►
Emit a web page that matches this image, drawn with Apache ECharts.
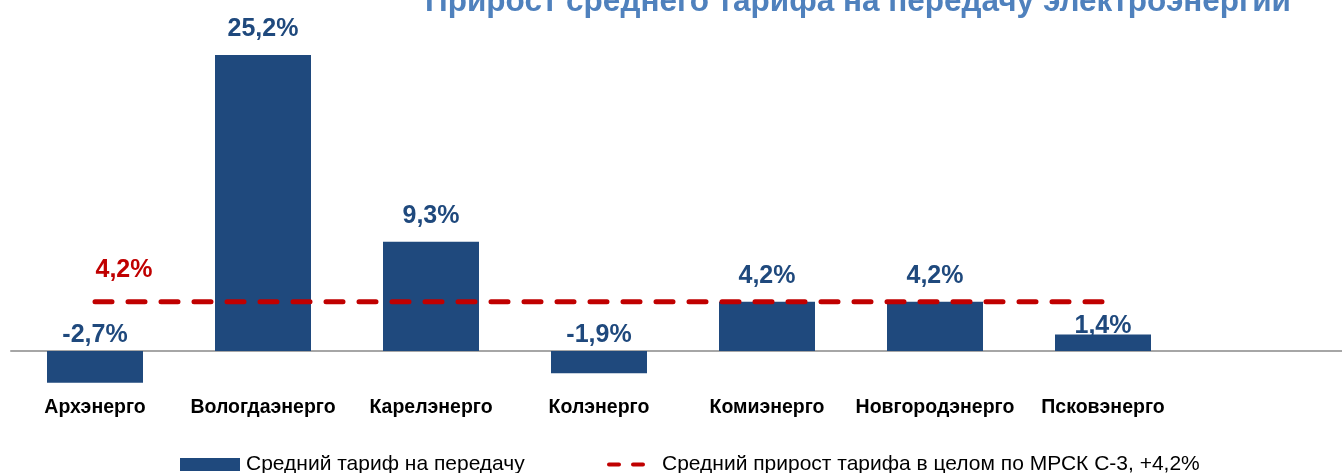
◄
►
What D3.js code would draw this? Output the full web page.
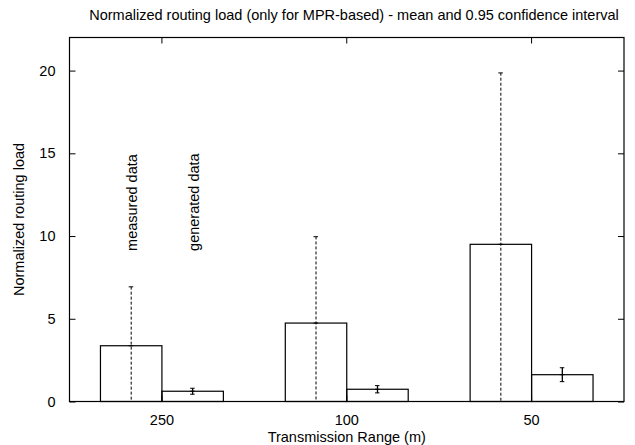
◄
►
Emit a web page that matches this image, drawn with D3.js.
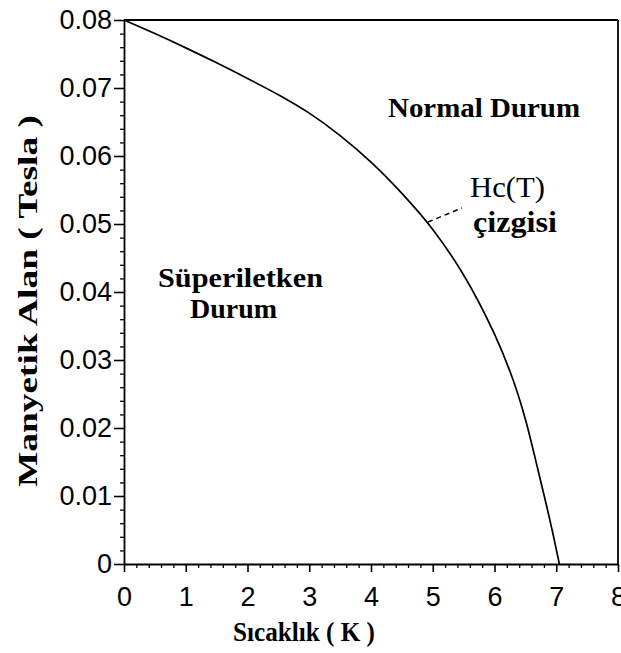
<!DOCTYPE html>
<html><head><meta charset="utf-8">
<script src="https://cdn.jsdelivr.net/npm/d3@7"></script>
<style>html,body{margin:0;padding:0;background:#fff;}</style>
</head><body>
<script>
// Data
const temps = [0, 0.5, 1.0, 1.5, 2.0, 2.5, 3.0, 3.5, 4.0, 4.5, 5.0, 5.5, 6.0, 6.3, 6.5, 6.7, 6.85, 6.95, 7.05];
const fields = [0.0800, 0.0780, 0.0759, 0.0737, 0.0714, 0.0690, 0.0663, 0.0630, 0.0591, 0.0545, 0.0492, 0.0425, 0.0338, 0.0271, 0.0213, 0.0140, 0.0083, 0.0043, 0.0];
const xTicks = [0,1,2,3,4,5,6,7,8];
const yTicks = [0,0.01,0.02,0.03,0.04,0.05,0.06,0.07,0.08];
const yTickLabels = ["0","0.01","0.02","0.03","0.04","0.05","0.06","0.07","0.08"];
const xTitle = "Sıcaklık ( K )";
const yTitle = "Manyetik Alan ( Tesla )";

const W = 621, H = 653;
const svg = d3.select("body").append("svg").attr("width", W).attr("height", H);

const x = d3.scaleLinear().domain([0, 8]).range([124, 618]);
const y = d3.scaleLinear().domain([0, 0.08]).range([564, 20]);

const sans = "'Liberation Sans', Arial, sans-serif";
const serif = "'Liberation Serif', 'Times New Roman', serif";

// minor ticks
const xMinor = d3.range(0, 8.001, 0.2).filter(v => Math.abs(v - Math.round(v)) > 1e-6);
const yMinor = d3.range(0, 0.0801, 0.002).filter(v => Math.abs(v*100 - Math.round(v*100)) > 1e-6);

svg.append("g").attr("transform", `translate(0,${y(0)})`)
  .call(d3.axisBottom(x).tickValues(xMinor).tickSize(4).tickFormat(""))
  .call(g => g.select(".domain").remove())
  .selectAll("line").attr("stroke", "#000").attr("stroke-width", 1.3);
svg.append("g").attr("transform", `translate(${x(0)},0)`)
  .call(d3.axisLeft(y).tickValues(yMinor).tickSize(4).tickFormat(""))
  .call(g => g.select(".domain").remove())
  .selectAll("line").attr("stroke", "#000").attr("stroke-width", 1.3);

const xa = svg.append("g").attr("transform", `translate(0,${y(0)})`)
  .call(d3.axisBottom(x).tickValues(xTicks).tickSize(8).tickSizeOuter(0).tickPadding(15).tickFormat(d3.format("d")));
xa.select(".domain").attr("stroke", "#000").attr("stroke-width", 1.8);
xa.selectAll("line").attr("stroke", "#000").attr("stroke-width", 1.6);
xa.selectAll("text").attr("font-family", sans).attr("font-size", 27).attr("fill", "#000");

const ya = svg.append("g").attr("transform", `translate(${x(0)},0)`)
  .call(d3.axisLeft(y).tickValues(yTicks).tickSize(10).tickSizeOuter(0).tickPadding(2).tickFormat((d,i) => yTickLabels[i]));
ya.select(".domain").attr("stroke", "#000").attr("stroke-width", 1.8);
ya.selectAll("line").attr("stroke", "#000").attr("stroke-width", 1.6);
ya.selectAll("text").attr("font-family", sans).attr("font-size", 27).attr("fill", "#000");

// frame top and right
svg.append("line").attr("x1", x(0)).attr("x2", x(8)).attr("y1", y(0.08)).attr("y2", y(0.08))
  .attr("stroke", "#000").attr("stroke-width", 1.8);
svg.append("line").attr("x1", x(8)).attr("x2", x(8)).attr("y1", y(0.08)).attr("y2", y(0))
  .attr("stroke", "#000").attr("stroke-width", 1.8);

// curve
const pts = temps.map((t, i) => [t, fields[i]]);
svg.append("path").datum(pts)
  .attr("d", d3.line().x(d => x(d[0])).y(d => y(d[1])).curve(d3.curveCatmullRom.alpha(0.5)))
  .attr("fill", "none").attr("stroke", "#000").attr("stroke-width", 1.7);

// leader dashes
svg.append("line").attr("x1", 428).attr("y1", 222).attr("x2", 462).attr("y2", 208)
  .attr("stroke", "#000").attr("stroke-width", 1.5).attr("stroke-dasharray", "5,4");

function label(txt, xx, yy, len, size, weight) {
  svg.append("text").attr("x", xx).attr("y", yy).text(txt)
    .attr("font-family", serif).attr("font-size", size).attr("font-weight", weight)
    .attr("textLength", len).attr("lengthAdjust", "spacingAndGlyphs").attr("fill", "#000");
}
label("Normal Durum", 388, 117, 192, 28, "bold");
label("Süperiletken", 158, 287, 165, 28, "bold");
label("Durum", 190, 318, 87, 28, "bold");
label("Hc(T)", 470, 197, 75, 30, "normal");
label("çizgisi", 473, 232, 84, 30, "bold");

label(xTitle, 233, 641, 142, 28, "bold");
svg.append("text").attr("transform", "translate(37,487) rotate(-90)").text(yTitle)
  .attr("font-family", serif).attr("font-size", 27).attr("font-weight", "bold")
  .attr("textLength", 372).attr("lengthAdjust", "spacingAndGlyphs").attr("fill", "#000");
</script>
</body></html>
◄
** WHAT THIS TASK INVOLVES **
Say the number of lines in the listing that hold "drawn", with no added words.

** ANSWER **
2